In honor of International Fudge Day, here are some fabulous fun fudge facts from chef lecturers at Capsicum Culinary Studio’s Cape Town and Durban campuses
In the late 17th century, the word fudge meant “to fit together or adjust [clumsily].” Around 1800, the word was used to mean a hoax or cheat and by mid-century the use of the term “Oh, fudge!” as a kid-friendly expletive had come into favour, and was often used when something had been messed up. It’s believed that the first batch of fudge was created when someone was trying to make caramel and “fudged” up. The name stuck.
Fudge for the history books
The earliest origin story for fudge dates back to 1888 when American Emelyn Battersby Hartridge wrote a letter describing her introduction to the sweet treat through a friend’s cousin.
While the Americans claim fudge as their own invention, some think it is an offshoot of a confectionary from Scotland called tablet. Tablet, which is made with sugar, condensed milk and butter was first noted in The Household Book of Lady Grisell Baillie in the early 18th century.
The record for the largest slab of fudge in the world weighed over 2 600 kilograms and was crafted at the Northwest Fudge Factory in Ontario, Canada in 2010. It reportedly took a full week to make, and while ingredients aren’t available for this record, the previous record holder contained 320kg of butter, 1 270kg of chocolate and 1 155 litres of condensed milk.
The home of fudge
A tiny island in Michigan in the US considers itself the fudge capital of the world. There are upwards of a dozen fudge shops on Mackinac Island which is just 7 square kilometres in size with a population of 500. The oldest fudge shop on the island – Murdick’s Candy Kitchen – opened in 1887.
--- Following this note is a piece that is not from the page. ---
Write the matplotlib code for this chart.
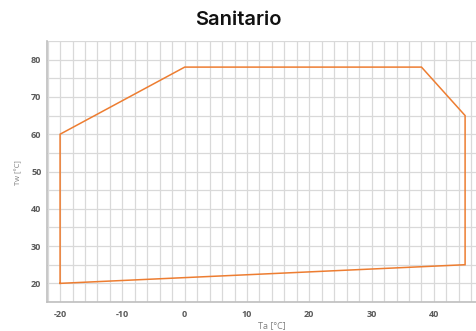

Mackinac Island churns out over 4 535 kgs of fudge daily during peak season. For production, fudge makers ship in about 10 tons of sugar each week and roughly 10 tons of butter each year. Every August, the island hosts the Mackinac Island Fudge Festival, complete with events like Fudge on the Rocks where local bartenders craft fudge cocktails. Festival goers are referred to as “fudgies.”
Same fudge, so many ways
Mamie Eisenhower, the wife of the 34th US President Ike Eienshower (1953-61) was a huge fudge fan and even crafted her own recipe – named Mamie’s Million-Dollar Fudge – which included chopped nuts and marshmallow crème.
The hot fudge sundae was created in Hollywood at C.C. Brown’s, an iconic ice cream parlour on Hollywood Boulevard, where you could order an ice cream sundae with melted fudge (1906).